Silas si lega al suo benefattore di un legame molto stretto e gli dimostra la sua gratitudine in tutti i modi possibili, mette in pratica tutte le sue parole senza nemmeno tentare di farsene una ragione: le complicate vicende della narrazione lo portano a diventare un assassino, credendo in buona fede che si tratti di un ordine da parte di lui. Ma poi deve rendersi conto di un tragico errore.

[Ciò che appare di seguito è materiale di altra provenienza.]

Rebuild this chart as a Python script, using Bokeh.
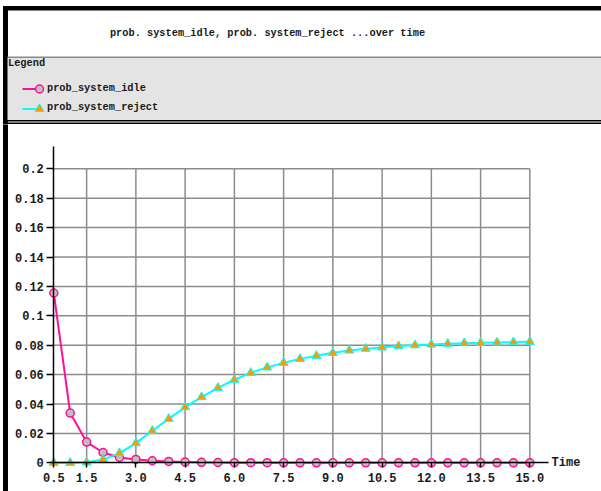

[,,,] Silas non credeva di essere mai stato così angosciato come in quel momento. “Sono stato ingannato. Tutto è perduto!” Silas era stato ingannato: i fratelli avevano mentito. Avevano scelto la morte invece di rivelare il loro vero segreto. Silas non aveva la forza di telefonare al Maestro. […] Aveva pensato di nascondersi nell’ufficio dell’Opus Dei, una volta terminato il suo compito. “Il vescovo Aringarosa mi proteggerà”. Non immaginava una beatitudine superiore a quella di una vita di meditazione e preghiera nelle profondità del quartier generale dell’ Opus Dei: non avrebbe mai più messo piede all’esterno. Tutto ciò che gli occorreva si trovava dentro quel rifugio. “nessuno sentirà la mia mancanza”. Purtroppo - sapeva Silas - un uomo importante come il vescovo Aringarosa non poteva sparire altrettanto facilmente. “Ho danneggiato il vescovo” Silas fissò il pavimento e si chiese se non fosse il caso di togliersi la vita. Dopo tutto, era stato Aringarosa a ridargliela, in quella piccola chiesa spagnola dove gli aveva insegnato e gli aveva dato uno scopo. “Amico mio – gli aveva detto Aringarosa - tu sei nato albino: non lasciarti umiliare dagli altri per questo. Non capisci come ti rende speciale! Sai che lo stesso Noè era albino? Noè dell’Arca!” – (Silas non lo aveva mai saputo) Aringarosa gli aveva sorriso:” Proprio lui: Noè dell’Arca! Un albino: come te! Aveva la pelle bianca degli angeli. Rifletti: Noè ha salvato tutte le creature della terra. Tu sei destinato a grandi cose, Silas! Il Signore ti ha liberato per un motivo. Hai capito la tua vocazione: il Signore ha bisogno del tuo aiuto per compiere il suo lavoro!” Col tempo, Silas aveva imparato a considerarsi sotto una nuova luce “Sono puro, bianco, bellissimo. Come un angelo!” Ma , al momento, nella sua stanza della sede parigina dell’Opus Dei, sentiva solo la voce di suo padre, che gli sussurrava, dal passato:”Tu es un desastre! Un spectre!”
Inginocchiato sul pavimento di legno, Silas pregò, per ottenere il perdono.